Autor: W B Hacker Data: A: exim users Assumpte: Re: [exim] Exim 5 Wishlist
Wouter Verhelst wrote: > On Fri, Feb 16, 2007 at 04:56:53AM +0800, W B Hacker wrote:
>> Richard Pitt wrote:
>>> SQL generally requires far
>>> more resources for similar performance - especially with "blobs" of any
>>> size.
>> Not 'generally'. 'Always'. And by a large margin.
>>
>> At the end of the day any DB must *also* map to the underlying fs -
>> and not just the raw data - but all of its own overhead, logs, checks
>> and balances, bells and whistles.
>
> You're oversimplifying here. Kernels have the ability to switch off
> caching (O_DIRECT, etc), metadata-updates, and similar, for specific
> files, and database servers generally use those APIs.
Some may (kernels and/or DBMS).
Those most commonly used by the Exim community are not high on that list, and/or
that level of sophistication is seldom pursued by the sysadmins (MySQL,
PostgreSQL, SQLite more often than DB2, Oracle, IMS).
'oversimplifying' is mere pragmatism, in this case.
>
> It's also perfectly possible in some cases to run a database directly on
> a raw device ('/dev/XXX'), and bypass the filesystem entirely.
>
Not really. That is just letting the DBMS create its own file system
'equivalent'. TANSTAAFL
> Finally, if you run a mail store on a filesystem, you usually require
> many files -- exim requires two files per mail in the mail store. Most
> database systems dump all their tables in one file, so the stress on the
> filesystem implementation isn't as extensive.
>
Not.
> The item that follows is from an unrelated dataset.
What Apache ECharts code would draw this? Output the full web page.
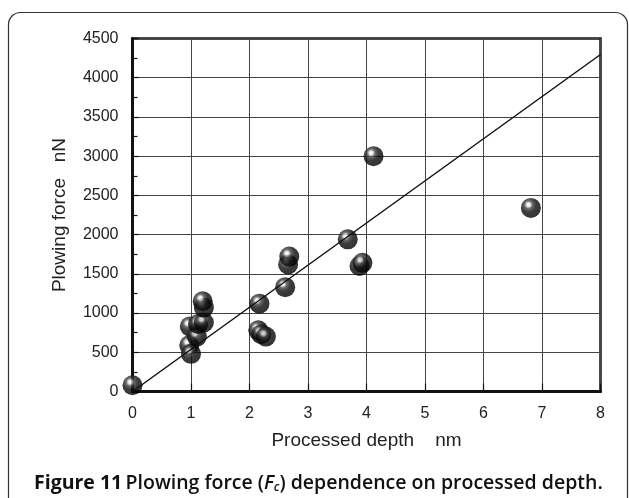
<!DOCTYPE html>
<html>
<head>
<meta charset="utf-8">
<script src="https://cdn.jsdelivr.net/npm/echarts@6/dist/echarts.min.js"></script>
<style>
html,body{margin:0;padding:0;background:#fff;}
#c{width:629px;height:498px;}
</style>
</head>
<body>
<div id="c"></div>
<script>
// Data
var depthNm = [0.0, 0.98, 0.97, 1.0, 1.1, 1.12, 1.22, 1.22, 1.2, 2.15, 2.2, 2.28, 2.17, 2.61, 2.66, 2.68, 3.68, 3.88, 3.93, 4.12, 6.81];
var forceNn = [80, 830, 590, 480, 700, 860, 880, 1070, 1150, 780, 730, 700, 1120, 1330, 1620, 1720, 1940, 1600, 1640, 3000, 2340];
var fitDepth = [0, 8];
var fitForce = [0, 4296];
var xTicks = [0, 1, 2, 3, 4, 5, 6, 7, 8];
var yTicks = [0, 500, 1000, 1500, 2000, 2500, 3000, 3500, 4000, 4500];

var points = depthNm.map(function (d, i) { return [d, forceNn[i]]; });
var fitLine = fitDepth.map(function (d, i) { return [d, fitForce[i]]; });

var ball = {
  type: 'radial', x: 0.38, y: 0.34, r: 0.68,
  colorStops: [
    { offset: 0, color: '#ffffff' },
    { offset: 0.12, color: '#eeeeee' },
    { offset: 0.3, color: '#444444' },
    { offset: 0.55, color: '#0c0c0c' },
    { offset: 1, color: '#000000' }
  ]
};

var chart = echarts.init(document.getElementById('c'), null, { renderer: 'canvas' });
chart.setOption({
  animation: false,
  backgroundColor: '#fff',
  grid: {
    left: 132.5, right: 28.5, top: 38.5, bottom: 106.5,
    show: true, borderColor: '#111', borderWidth: 2.5, containLabel: false
  },
  xAxis: {
    type: 'value', min: xTicks[0], max: xTicks[xTicks.length - 1], interval: 1,
    name: 'Processed depth    nm', nameLocation: 'middle', nameGap: 40,
    nameTextStyle: { fontFamily: 'Liberation Sans', fontSize: 19, color: '#222' },
    axisLine: { show: true, onZero: false, lineStyle: { color: '#111', width: 3 } },
    axisTick: { show: true, inside: true, length: 8, lineStyle: { color: '#111', width: 1.2 } },
    axisLabel: { fontFamily: 'Liberation Sans', fontSize: 16, color: '#222', margin: 14 },
    splitLine: { show: true, lineStyle: { color: '#444', width: 1 } }
  },
  yAxis: {
    type: 'value', min: yTicks[0], max: yTicks[yTicks.length - 1], interval: 500,
    name: 'Plowing force   nN', nameLocation: 'middle', nameGap: 63, nameRotate: 90,
    nameTextStyle: { fontFamily: 'Liberation Sans', fontSize: 19, color: '#222' },
    axisLine: { show: true, onZero: false, lineStyle: { color: '#111', width: 3 } },
    axisTick: { show: true, inside: true, length: 6, lineStyle: { color: '#111', width: 1.2 } },
    minorTick: { show: true, splitNumber: 2, length: 5, lineStyle: { color: '#111', width: 1.2 } },
    axisLabel: {
      fontFamily: 'Liberation Sans', fontSize: 16, color: '#222', margin: 14,
      formatter: function (v) { return String(v); }
    },
    splitLine: { show: true, lineStyle: { color: '#444', width: 1 } }
  },
  series: [
    {
      type: 'scatter', data: points, symbol: 'circle', symbolSize: 20, clip: false, z: 2,
      itemStyle: { color: ball, borderWidth: 0 }
    },
    {
      type: 'line', data: fitLine, showSymbol: false, symbol: 'none', z: 3,
      lineStyle: { color: '#111', width: 1.5 }
    }
  ],
  graphic: [
    {
      type: 'rect', shape: { x: 8.5, y: 12.5, width: 619, height: 520, r: 12 },
      style: { fill: null, stroke: '#333', lineWidth: 1.2 }, z: -1
    },
    {
      type: 'text', left: 34, top: 472,
      style: {
        text: '{b|Figure 11} {s|Plowing force (}{i|F}{sub|c}{s|) dependence on processed depth.}',
        rich: {
          b: { fontFamily: 'Open Sans', fontWeight: 'bold', fontSize: 19.5, lineHeight: 24, fill: '#111' },
          s: { fontFamily: 'Open Sans', fontWeight: 600, fontSize: 19.5, lineHeight: 24, fill: '#111' },
          i: { fontFamily: 'Open Sans', fontWeight: 600, fontStyle: 'italic', fontSize: 19.5, lineHeight: 24, fill: '#111' },
          sub: { fontFamily: 'Open Sans', fontWeight: 600, fontStyle: 'italic', fontSize: 12, lineHeight: 24, fill: '#111', padding: [10, 0, 0, 0] }
        }
      }
    }
  ]
});
</script>
</body>
</html>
A DB doesn't necessarily even write as 'lean' a total file OR byte-count as
Exim, best-(DB) case.
Tables are by no means the only thing that must be written.
Some may operate with just one file, but as in the case of use of the 'raw block
device' it is effectively a 'container' file, ergo needs a good deal more
manipulation than just appending raw relations and tuples.
Think storage/recovery for logs, timestamps, progress information, indices,
perms, connection status, scratch files for sorts and merges, et al - even if
there is no commit/rollback transactionalism.
> Not that I think using a database server as a mail store is a
> particularly good idea, but that's a different matter entirely.
>
It is not as if there was no prior art.
The curious should go and look at the now-rather-longish history of DBMail and
PowerMail, just to name two.
Both are niche apps, and there is nothing magical there to drive Exim in that
direction.
Especially since those two already exist, and are easily modifiable, DB-wise.